◆ PROBLEM DESCRIPTION ◆
Using the material below, print the line that contains "The picture is", the line that contains "shapes = []", and every line in between, exactly and nothing else.
━━━ GIVEN DATA
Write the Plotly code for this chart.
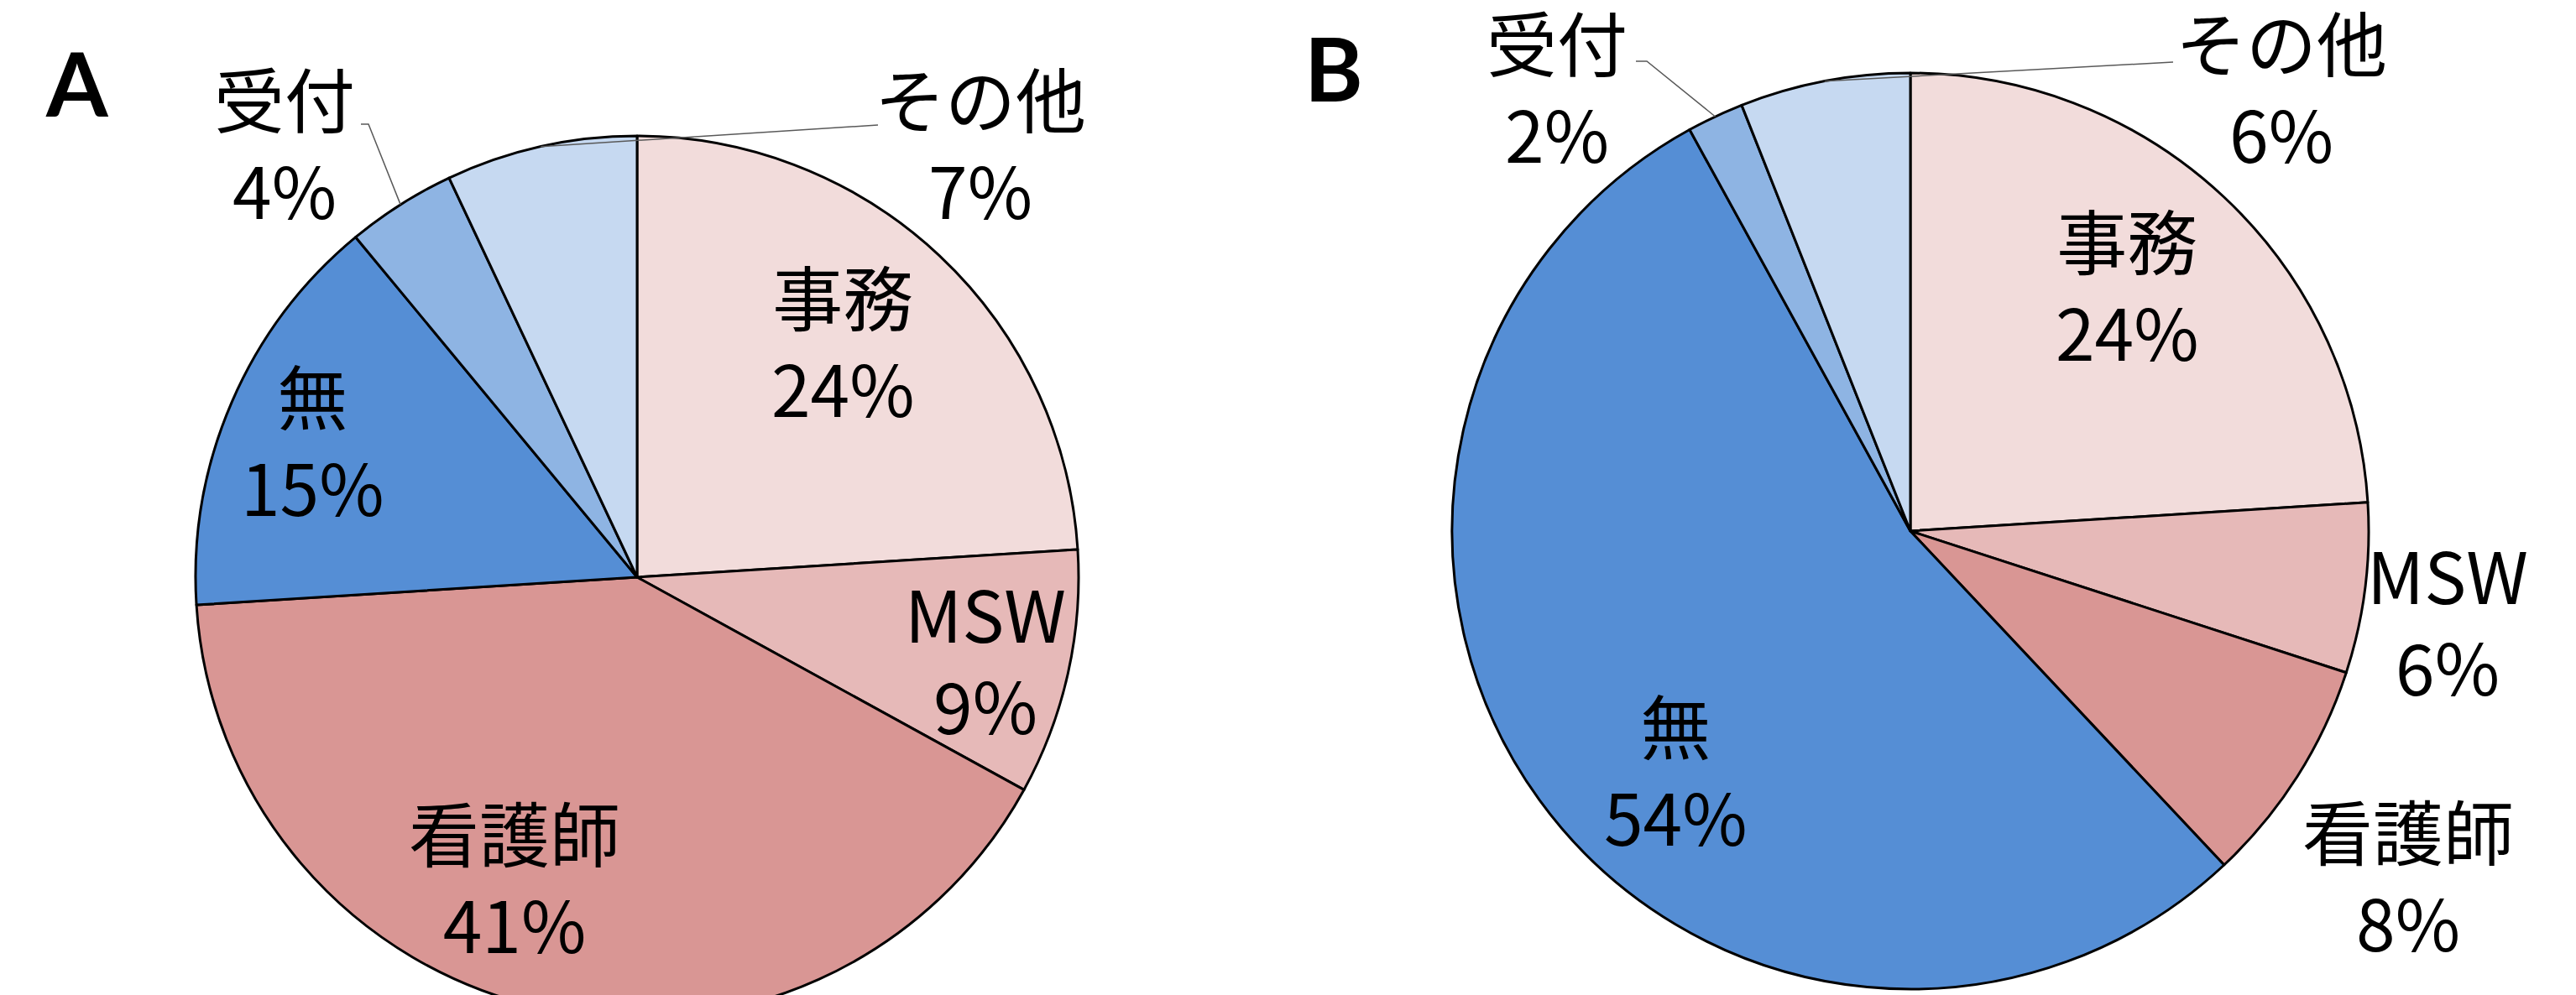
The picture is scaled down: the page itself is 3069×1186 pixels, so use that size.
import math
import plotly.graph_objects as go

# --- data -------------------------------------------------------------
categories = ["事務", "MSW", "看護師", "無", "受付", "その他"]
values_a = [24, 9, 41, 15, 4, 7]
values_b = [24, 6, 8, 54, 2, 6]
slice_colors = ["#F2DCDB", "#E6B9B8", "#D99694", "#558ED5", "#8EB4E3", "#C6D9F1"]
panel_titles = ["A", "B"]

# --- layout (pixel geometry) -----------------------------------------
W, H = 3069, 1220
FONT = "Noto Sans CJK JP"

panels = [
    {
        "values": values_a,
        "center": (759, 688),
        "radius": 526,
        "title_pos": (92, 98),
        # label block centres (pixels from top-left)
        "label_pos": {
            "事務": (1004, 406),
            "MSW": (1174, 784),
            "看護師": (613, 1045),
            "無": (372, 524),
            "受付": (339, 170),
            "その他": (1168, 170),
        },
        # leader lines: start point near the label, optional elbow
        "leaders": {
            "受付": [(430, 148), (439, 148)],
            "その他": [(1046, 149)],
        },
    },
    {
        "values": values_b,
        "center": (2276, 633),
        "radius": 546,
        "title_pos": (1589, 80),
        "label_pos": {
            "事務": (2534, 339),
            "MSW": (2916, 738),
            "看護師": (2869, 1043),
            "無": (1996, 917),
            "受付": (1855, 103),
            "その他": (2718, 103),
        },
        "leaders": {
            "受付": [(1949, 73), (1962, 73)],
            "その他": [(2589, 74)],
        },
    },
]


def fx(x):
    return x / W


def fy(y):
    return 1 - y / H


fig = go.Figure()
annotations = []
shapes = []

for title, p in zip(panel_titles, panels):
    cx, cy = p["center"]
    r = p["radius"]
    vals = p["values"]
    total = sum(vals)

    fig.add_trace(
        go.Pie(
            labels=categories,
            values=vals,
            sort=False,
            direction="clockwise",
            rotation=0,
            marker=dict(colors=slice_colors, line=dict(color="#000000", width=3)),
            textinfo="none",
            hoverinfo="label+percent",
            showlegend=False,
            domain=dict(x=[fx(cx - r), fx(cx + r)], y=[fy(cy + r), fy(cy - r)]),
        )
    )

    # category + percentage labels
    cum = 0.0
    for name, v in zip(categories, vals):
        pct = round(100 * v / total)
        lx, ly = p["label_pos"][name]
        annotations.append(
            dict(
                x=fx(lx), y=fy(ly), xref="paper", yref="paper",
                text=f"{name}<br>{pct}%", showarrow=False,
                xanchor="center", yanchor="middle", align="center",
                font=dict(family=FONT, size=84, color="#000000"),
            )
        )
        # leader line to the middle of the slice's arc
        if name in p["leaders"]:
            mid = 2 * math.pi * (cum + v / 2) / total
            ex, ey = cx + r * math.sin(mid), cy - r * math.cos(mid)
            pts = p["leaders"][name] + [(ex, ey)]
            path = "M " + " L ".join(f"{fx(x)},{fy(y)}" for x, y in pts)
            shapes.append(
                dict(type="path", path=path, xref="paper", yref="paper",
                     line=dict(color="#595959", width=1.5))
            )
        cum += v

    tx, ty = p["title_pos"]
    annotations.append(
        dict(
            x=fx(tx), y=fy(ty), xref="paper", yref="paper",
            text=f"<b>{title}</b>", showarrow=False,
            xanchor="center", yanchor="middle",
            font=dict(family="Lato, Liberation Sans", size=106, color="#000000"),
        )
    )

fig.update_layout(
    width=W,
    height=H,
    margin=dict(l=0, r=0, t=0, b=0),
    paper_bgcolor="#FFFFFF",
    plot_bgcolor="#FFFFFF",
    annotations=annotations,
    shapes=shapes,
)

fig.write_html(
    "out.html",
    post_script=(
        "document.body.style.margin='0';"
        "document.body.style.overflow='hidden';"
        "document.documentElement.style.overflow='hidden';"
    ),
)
━━━━━━
◆ RESULT FOR THIS EXERCISE ◆
The picture is scaled down: the page itself is 3069×1186 pixels, so use that size.
import math
import plotly.graph_objects as go

# --- data -------------------------------------------------------------
categories = ["事務", "MSW", "看護師", "無", "受付", "その他"]
values_a = [24, 9, 41, 15, 4, 7]
values_b = [24, 6, 8, 54, 2, 6]
slice_colors = ["#F2DCDB", "#E6B9B8", "#D99694", "#558ED5", "#8EB4E3", "#C6D9F1"]
panel_titles = ["A", "B"]

# --- layout (pixel geometry) -----------------------------------------
W, H = 3069, 1220
FONT = "Noto Sans CJK JP"

panels = [
    {
        "values": values_a,
        "center": (759, 688),
        "radius": 526,
        "title_pos": (92, 98),
        # label block centres (pixels from top-left)
        "label_pos": {
            "事務": (1004, 406),
            "MSW": (1174, 784),
            "看護師": (613, 1045),
            "無": (372, 524),
            "受付": (339, 170),
            "その他": (1168, 170),
        },
        # leader lines: start point near the label, optional elbow
        "leaders": {
            "受付": [(430, 148), (439, 148)],
            "その他": [(1046, 149)],
        },
    },
    {
        "values": values_b,
        "center": (2276, 633),
        "radius": 546,
        "title_pos": (1589, 80),
        "label_pos": {
            "事務": (2534, 339),
            "MSW": (2916, 738),
            "看護師": (2869, 1043),
            "無": (1996, 917),
            "受付": (1855, 103),
            "その他": (2718, 103),
        },
        "leaders": {
            "受付": [(1949, 73), (1962, 73)],
            "その他": [(2589, 74)],
        },
    },
]


def fx(x):
    return x / W


def fy(y):
    return 1 - y / H


fig = go.Figure()
annotations = []
shapes = []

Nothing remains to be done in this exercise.